[Exercise aim] Begin with the first line of the material and write out each line exactly, ending with the line that contains "focalHigh = [0.48, 0.26, 0.21, 0.20];". Pictures are not part of the copy.

┌─ Supplied information

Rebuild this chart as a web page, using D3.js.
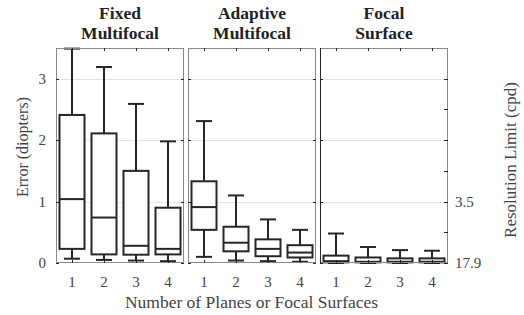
<!DOCTYPE html>
<html>
<head>
<meta charset="utf-8">
<script src="https://cdn.jsdelivr.net/npm/d3@7"></script>
<style>
  body { margin: 0; background: #fff; }
  text { font-family: "Liberation Serif", "Times New Roman", serif; }
</style>
</head>
<body>
<script>
// data: one group of boxes per display type
var categories = [1, 2, 3, 4];
var panelTitles = [["Fixed", "Multifocal"], ["Adaptive", "Multifocal"], ["Focal", "Surface"]];

var fixedLow  = [0.07, 0.05, 0.04, 0.03],
    fixedQ1   = [0.23, 0.14, 0.135, 0.14],
    fixedMed  = [1.04, 0.74, 0.28, 0.23],
    fixedQ3   = [2.41, 2.11, 1.50, 0.90],
    fixedHigh = [3.49, 3.19, 2.59, 1.98];

var adaptiveLow  = [0.10, 0.04, 0.03, 0.02],
    adaptiveQ1   = [0.54, 0.19, 0.11, 0.09],
    adaptiveMed  = [0.91, 0.33, 0.23, 0.17],
    adaptiveQ3   = [1.33, 0.59, 0.385, 0.29],
    adaptiveHigh = [2.31, 1.10, 0.71, 0.54];

var focalLow  = [0, 0, 0, 0],
    focalQ1   = [0.01, 0.01, 0.01, 0.01],
    focalMed  = [0.03, 0.02, 0.02, 0.02],
    focalQ3   = [0.12, 0.09, 0.075, 0.075],
    focalHigh = [0.48, 0.26, 0.21, 0.20];

var leftTicks = [0, 1, 2, 3];
var rightTickVals = [0, 0.5, 1, 1.5, 2, 2.5, 3];
var rightTickLabels = {0: "17.9", 1: "3.5"};

(function(){

// build table per panel
function makeBoxes(low, q1, med, q3, high){
    return categories.map(function(c, i){
        return {cat: c, low: low[i], q1: q1[i], med: med[i], q3: q3[i], high: high[i]};
    });
}
var panels = [
    makeBoxes(fixedLow, fixedQ1, fixedMed, fixedQ3, fixedHigh),
    makeBoxes(adaptiveLow, adaptiveQ1, adaptiveMed, adaptiveQ3, adaptiveHigh),
    makeBoxes(focalLow, focalQ1, focalMed, focalQ3, focalHigh)
];

var width = 524, height = 315;
var panelLeft = 56, panelWidth = 128, panelStep = 132;
var plotTop = 48, plotBottom = 263;
var boxW = 25, capW = 16;
var ink = "#262626", axisGrey = "#8a8a8a", labelGrey = "#444";

var svg = d3.select("body").append("svg")
    .attr("width", width)
    .attr("height", height);

var y = d3.scaleLinear().domain([0, 3.5]).range([plotBottom, plotTop]);

panels.forEach(function(boxes, p){
    var x0 = panelLeft + p * panelStep;
    var x = d3.scalePoint()
        .domain(categories)
        .range([x0, x0 + panelWidth])
        .padding(0.5);

    var g = svg.append("g").attr("class", "panel");

    // gridlines
    g.selectAll(".grid")
        .data([1, 2, 3])
        .enter().append("line")
        .attr("x1", x0).attr("x2", x0 + panelWidth)
        .attr("y1", function(d){ return Math.round(y(d)) + 0.5; })
        .attr("y2", function(d){ return Math.round(y(d)) + 0.5; })
        .attr("stroke", "#e3e3e3")
        .attr("stroke-width", 1);

    // boxes
    var b = g.selectAll(".box")
        .data(boxes)
        .enter().append("g")
        .attr("class", "box");

    b.append("line") // whisker
        .attr("x1", function(d){ return x(d.cat); })
        .attr("x2", function(d){ return x(d.cat); })
        .attr("y1", function(d){ return y(d.low); })
        .attr("y2", function(d){ return y(d.high); })
        .attr("stroke", ink).attr("stroke-width", 2);

    b.append("line") // top cap
        .attr("x1", function(d){ return x(d.cat) - capW / 2; })
        .attr("x2", function(d){ return x(d.cat) + capW / 2; })
        .attr("y1", function(d){ return y(d.high); })
        .attr("y2", function(d){ return y(d.high); })
        .attr("stroke", ink).attr("stroke-width", 2);

    b.append("line") // bottom cap
        .attr("x1", function(d){ return x(d.cat) - capW / 2; })
        .attr("x2", function(d){ return x(d.cat) + capW / 2; })
        .attr("y1", function(d){ return y(d.low); })
        .attr("y2", function(d){ return y(d.low); })
        .attr("stroke", ink).attr("stroke-width", 2);

    b.append("rect")
        .attr("x", function(d){ return x(d.cat) - boxW / 2; })
        .attr("y", function(d){ return y(d.q3); })
        .attr("width", boxW)
        .attr("height", function(d){ return y(d.q1) - y(d.q3); })
        .attr("fill", "#fff")
        .attr("stroke", ink).attr("stroke-width", 2);

    b.append("line") // median
        .attr("x1", function(d){ return x(d.cat) - boxW / 2; })
        .attr("x2", function(d){ return x(d.cat) + boxW / 2; })
        .attr("y1", function(d){ return y(d.med); })
        .attr("y2", function(d){ return y(d.med); })
        .attr("stroke", ink).attr("stroke-width", 2);

    // frame
    g.append("rect")
        .attr("x", x0 + 0.5).attr("y", plotTop + 0.5)
        .attr("width", panelWidth - 1).attr("height", plotBottom - plotTop - 1)
        .attr("fill", "none")
        .attr("stroke", axisGrey)
        .attr("stroke-width", 1);
    if (p == 2){
        g.append("line")
            .attr("x1", x0 + 0.5).attr("x2", x0 + 0.5)
            .attr("y1", plotTop).attr("y2", plotBottom)
            .attr("stroke", ink).attr("stroke-width", 1);
    }

    // category ticks top and bottom (inward)
    g.selectAll(".xtick")
        .data(categories)
        .enter().append("path")
        .attr("d", function(d){
            var xx = Math.round(x(d)) + 0.5;
            return "M" + xx + "," + plotTop + "v3M" + xx + "," + plotBottom + "v-3";
        })
        .attr("stroke", ink).attr("stroke-width", 1);

    // value ticks left and right (inward)
    g.selectAll(".ytick")
        .data(leftTicks)
        .enter().append("path")
        .attr("d", function(d){
            var yy = Math.round(y(d)) + 0.5;
            return "M" + x0 + "," + yy + "h3M" + (x0 + panelWidth) + "," + yy + "h-3";
        })
        .attr("stroke", ink).attr("stroke-width", 1);

    // category labels
    g.selectAll(".xlabel")
        .data(categories)
        .enter().append("text")
        .attr("x", function(d){ return x(d); })
        .attr("y", 287)
        .attr("text-anchor", "middle")
        .attr("font-size", 15)
        .attr("fill", labelGrey)
        .text(function(d){ return d; });

    // title
    var t = svg.append("text")
        .attr("x", x0 + panelWidth / 2)
        .attr("text-anchor", "middle")
        .attr("font-size", 17.5)
        .attr("font-weight", "bold")
        .attr("fill", "#222");
    panelTitles[p].forEach(function(line, i){
        t.append("tspan")
            .attr("x", x0 + panelWidth / 2)
            .attr("y", 19 + i * 20)
            .text(line);
    });
});

// left axis labels
svg.selectAll(".ylabel")
    .data(leftTicks)
    .enter().append("text")
    .attr("x", 46)
    .attr("y", function(d){ return y(d) + 5; })
    .attr("text-anchor", "end")
    .attr("font-size", 15)
    .attr("fill", labelGrey)
    .text(function(d){ return d; });

// right axis: resolution limit
var rightX = panelLeft + 2 * panelStep + panelWidth;
svg.selectAll(".rtick")
    .data(rightTickVals)
    .enter().append("line")
    .attr("x1", rightX - 4).attr("x2", rightX)
    .attr("y1", function(d){ return Math.round(y(d)) + 0.5; })
    .attr("y2", function(d){ return Math.round(y(d)) + 0.5; })
    .attr("stroke", ink).attr("stroke-width", 1);

svg.selectAll(".rlabel")
    .data(rightTickVals.filter(function(d){ return rightTickLabels[d] !== undefined; }))
    .enter().append("text")
    .attr("x", 455)
    .attr("y", function(d){ return y(d) + 5; })
    .attr("font-size", 15)
    .attr("fill", labelGrey)
    .text(function(d){ return rightTickLabels[d]; });

// axis titles
svg.append("text")
    .attr("x", 251.5).attr("y", 308)
    .attr("text-anchor", "middle")
    .attr("font-size", 17.5)
    .attr("fill", labelGrey)
    .text("Number of Planes or Focal Surfaces");

svg.append("text")
    .attr("transform", "translate(28,147) rotate(-90)")
    .attr("text-anchor", "middle")
    .attr("font-size", 16)
    .attr("fill", labelGrey)
    .text("Error (diopters)");

svg.append("text")
    .attr("transform", "translate(516,160) rotate(-90)")
    .attr("text-anchor", "middle")
    .attr("font-size", 17)
    .attr("fill", labelGrey)
    .text("Resolution Limit (cpd)");

})();
</script>
</body>
</html>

└─

[Answer]
Rebuild this chart as a web page, using D3.js.
<!DOCTYPE html>
<html>
<head>
<meta charset="utf-8">
<script src="https://cdn.jsdelivr.net/npm/d3@7"></script>
<style>
  body { margin: 0; background: #fff; }
  text { font-family: "Liberation Serif", "Times New Roman", serif; }
</style>
</head>
<body>
<script>
// data: one group of boxes per display type
var categories = [1, 2, 3, 4];
var panelTitles = [["Fixed", "Multifocal"], ["Adaptive", "Multifocal"], ["Focal", "Surface"]];

var fixedLow  = [0.07, 0.05, 0.04, 0.03],
    fixedQ1   = [0.23, 0.14, 0.135, 0.14],
    fixedMed  = [1.04, 0.74, 0.28, 0.23],
    fixedQ3   = [2.41, 2.11, 1.50, 0.90],
    fixedHigh = [3.49, 3.19, 2.59, 1.98];

var adaptiveLow  = [0.10, 0.04, 0.03, 0.02],
    adaptiveQ1   = [0.54, 0.19, 0.11, 0.09],
    adaptiveMed  = [0.91, 0.33, 0.23, 0.17],
    adaptiveQ3   = [1.33, 0.59, 0.385, 0.29],
    adaptiveHigh = [2.31, 1.10, 0.71, 0.54];

var focalLow  = [0, 0, 0, 0],
    focalQ1   = [0.01, 0.01, 0.01, 0.01],
    focalMed  = [0.03, 0.02, 0.02, 0.02],
    focalQ3   = [0.12, 0.09, 0.075, 0.075],
    focalHigh = [0.48, 0.26, 0.21, 0.20];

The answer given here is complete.